Edward Bell, Ph.D., is the director of the Professional Development and Research Institute on Blindness at Louisiana Tech University. He has extensive experience in the area of rehabilitation for the blind and visually impaired. He has presented widely throughout the United States and Europe. Dr. Bell has earned degrees in Rehabilitation Education and Research, Educational Psychology, and Human Development. In addition, he also possesses certification in educational statistics and research methods, rehabilitation counseling, and orientation and mobility.
Frances Mary D'Andrea, Ph.D., is an instructor at the University of Pittsburgh, a reading specialist, and an educational consultant specializing in literacy issues related to students with visual impairments. Dr. D'Andrea began as a teacher of students with visual impairments in 1982. From 1995-2005, she worked at the American Foundation for the Blind (AFB) and helped establish their National Literacy Center. She co-authored Assistive Technology for Students Who Are Blind or Visually Impaired: A Guide to Assessment; Instructional Strategies for Braille Literacy; Looking to Learn: Promoting Literacy for Students with Low Vision; and The Braille Trail books. She continues to serve as AFB's representative to the Braille Authority of North America.
Judith M. Dixon is Consumer Relations Officer at the National Library Service for the Blind and Physically Handicapped, Library of Congress. Dr. Dixon was the 2005 winner of the Francis Joseph Campbell Award from the American Library Association for her many years of excellent work in the field of library service for blind and physically handicapped persons, and for her pioneering efforts in the area of electronic braille materials on the internet through the NLS service Web-Braille.
Mr. Parravano is a Director of the Government and Community Affairs office at the Massachusetts Institute of Technology. His role involves fostering communication between MIT and all levels of government, major constituency groups, and the surrounding community. Mr. Parravano also works to strengthen MIT's involvement in science education for K-12 teachers and students. He previously worked as a staff attorney in a civil rights consulting firm, providing advice and consultation on the implementation of civil rights regulations. He also serves as Chairperson of the National Braille Press Board.

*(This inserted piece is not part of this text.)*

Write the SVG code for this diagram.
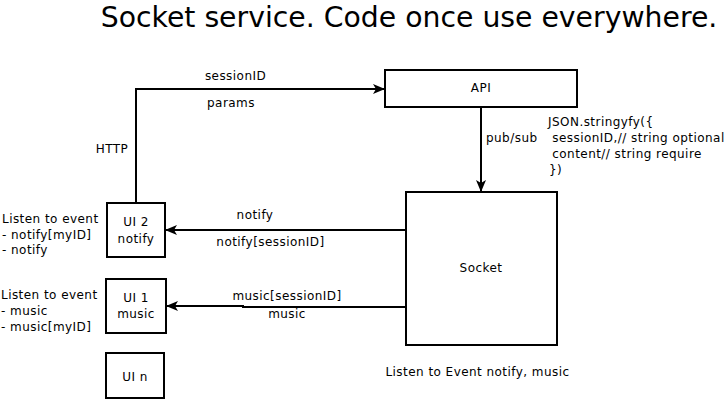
<svg xmlns="http://www.w3.org/2000/svg" width="724" height="401" viewBox="0 0 724 401">
<style>
text{font-family:"DejaVu Sans",sans-serif;font-size:12px;letter-spacing:0.45px;fill:#000}
.c{text-anchor:middle}
.box{fill:#fff;stroke:#000;stroke-width:2}
.ln{fill:none;stroke:#000;stroke-width:2}
.title{font-size:28.3px;letter-spacing:0}
</style>
<defs>
<marker id="ah" markerWidth="12" markerHeight="10" refX="11" refY="5" orient="auto" markerUnits="userSpaceOnUse">
<path d="M0,0 L12,5 L0,10 L3,5 Z" fill="#000"/>
</marker>
</defs>
<rect width="724" height="401" fill="#fff"/>
<text class="title c" x="409" y="27">Socket service. Code once use everywhere.</text>
<g id="connectors">
<path class="ln" d="M136,203 L136,89 L384,89" marker-end="url(#ah)"/>
<path class="ln" d="M481,108 L481,191" marker-end="url(#ah)"/>
<path class="ln" d="M406,230 L166,230" marker-end="url(#ah)"/>
<path class="ln" d="M406,307 L243,307 L243,306 L167,306" marker-end="url(#ah)"/>
<text class="c" x="235.5" y="80">sessionID</text>
<text class="c" x="231" y="107">params</text>
<text class="c" x="112" y="153">HTTP</text>
<text x="486" y="142">pub/sub</text>
<text class="c" x="255" y="219">notify</text>
<text class="c" x="270.5" y="246">notify[sessionID]</text>
<text class="c" x="287" y="300">music[sessionID]</text>
<text class="c" x="287" y="318">music</text>
</g>
<g id="api">
<rect class="box" x="385" y="70" width="192" height="37"/>
<text class="c" x="481" y="92">API</text>
</g>
<g id="socket">
<rect class="box" x="406" y="192" width="151" height="153"/>
<text class="c" x="481" y="272">Socket</text>
</g>
<g id="ui2">
<rect class="box" x="107" y="203" width="58" height="54"/>
<text class="c" x="136" y="226">UI 2</text>
<text class="c" x="136" y="243">notify</text>
</g>
<g id="ui1">
<rect class="box" x="106" y="279" width="60" height="54"/>
<text class="c" x="136" y="302">UI 1</text>
<text class="c" x="136" y="318">music</text>
</g>
<g id="uin">
<rect class="box" x="106" y="353" width="58" height="45"/>
<text class="c" x="135" y="381">UI n</text>
</g>
<g id="notes">
<text x="548" y="126">JSON.stringyfy({</text>
<text x="548" y="142" xml:space="preserve"> sessionID,// string optional</text>
<text x="548" y="158" xml:space="preserve"> content// string require</text>
<text x="549" y="174">})</text>
<text x="2" y="223">Listen to event</text>
<text x="2" y="239">- notify[myID]</text>
<text x="2" y="254">- notify</text>
<text x="1" y="299">Listen to event</text>
<text x="1" y="315">- music</text>
<text x="1" y="331">- music[myID]</text>
<text class="c" x="477.5" y="376">Listen to Event notify, music</text>
</g>
</svg>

Noel Runyan is founder and primary consultant at Personal Data Systems, Inc. Mr. Runyan holds a degree in Electrical Engineering and Computer Science and has been working in human factors engineering for over 36 years developing access technologies for helping people with visual impairments use computers and other electronic devices. His many accomplishments in this field include helping develop the original VersaBraille while at Telesensory Systems and serving as Director of R&D for Talking Solutions. While at IBM from 1973-1978, he developed the first text-to-speech program used on microprocessors and co-invented the first talking touch screen/tablet systems. He also serves on NBP's Center for Braille Innovation team.